> [Set problem]: In this exercise, return the whole listing exactly, excluding any images.

----- Given data

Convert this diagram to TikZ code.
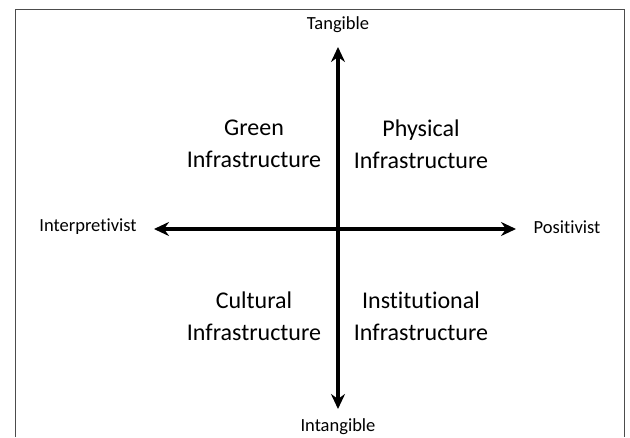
\documentclass[tikz,border=0pt]{standalone}
\usepackage{fontspec}
\setmainfont[Ligatures=NoCommon]{Carlito}
\usetikzlibrary{arrows.meta}
\tikzset{
  axislbl/.style={font=\fontsize{18.5}{22}\selectfont, inner sep=0pt},
  quadlbl/.style={font=\fontsize{24}{32}\selectfont, align=center, inner sep=0pt},
  axis/.style={line width=3.2pt, {Stealth[length=15pt,width=14pt,inset=5pt]}-{Stealth[length=15pt,width=14pt,inset=5pt]}},
  frame/.style={line width=1pt, draw=black!70}
}
\begin{document}
\begin{tikzpicture}[x=1pt,y=-1pt]
\useasboundingbox (0,0) rectangle (630,437);
\fill[white] (0,0) rectangle (630,437);
\draw[frame] (15,437) -- (15,9.5) -- (624.5,9.5) -- (624.5,437);
\coordinate (top) at (338,47);
\coordinate (bot) at (338,409);
\coordinate (left) at (154,229);
\coordinate (right) at (516,229);
\node[axislbl] (tang) at (338,25) {Tangible};
\node[axislbl] (intang) at (338,427) {Intangible};
\node[axislbl] (interp) at (88,227) {Interpretivist};
\node[axislbl] (pos) at (567,227) {Positivist};
\draw[axis] (bot) -- (top);
\draw[axis] (left) -- (right);
\node[quadlbl] (green) at (254,144) {Green\\Infrastructure};
\node[quadlbl] (phys) at (421,144) {Physical\\Infrastructure};
\node[quadlbl] (cult) at (254,316) {Cultural\\Infrastructure};
\node[quadlbl] (inst) at (421,316) {Institutional\\Infrastructure};
\end{tikzpicture}
\end{document}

----------

> [Result of the exercise]:
Convert this diagram to TikZ code.
\documentclass[tikz,border=0pt]{standalone}
\usepackage{fontspec}
\setmainfont[Ligatures=NoCommon]{Carlito}
\usetikzlibrary{arrows.meta}
\tikzset{
  axislbl/.style={font=\fontsize{18.5}{22}\selectfont, inner sep=0pt},
  quadlbl/.style={font=\fontsize{24}{32}\selectfont, align=center, inner sep=0pt},
  axis/.style={line width=3.2pt, {Stealth[length=15pt,width=14pt,inset=5pt]}-{Stealth[length=15pt,width=14pt,inset=5pt]}},
  frame/.style={line width=1pt, draw=black!70}
}
\begin{document}
\begin{tikzpicture}[x=1pt,y=-1pt]
\useasboundingbox (0,0) rectangle (630,437);
\fill[white] (0,0) rectangle (630,437);
\draw[frame] (15,437) -- (15,9.5) -- (624.5,9.5) -- (624.5,437);
\coordinate (top) at (338,47);
\coordinate (bot) at (338,409);
\coordinate (left) at (154,229);
\coordinate (right) at (516,229);
\node[axislbl] (tang) at (338,25) {Tangible};
\node[axislbl] (intang) at (338,427) {Intangible};
\node[axislbl] (interp) at (88,227) {Interpretivist};
\node[axislbl] (pos) at (567,227) {Positivist};
\draw[axis] (bot) -- (top);
\draw[axis] (left) -- (right);
\node[quadlbl] (green) at (254,144) {Green\\Infrastructure};
\node[quadlbl] (phys) at (421,144) {Physical\\Infrastructure};
\node[quadlbl] (cult) at (254,316) {Cultural\\Infrastructure};
\node[quadlbl] (inst) at (421,316) {Institutional\\Infrastructure};
\end{tikzpicture}
\end{document}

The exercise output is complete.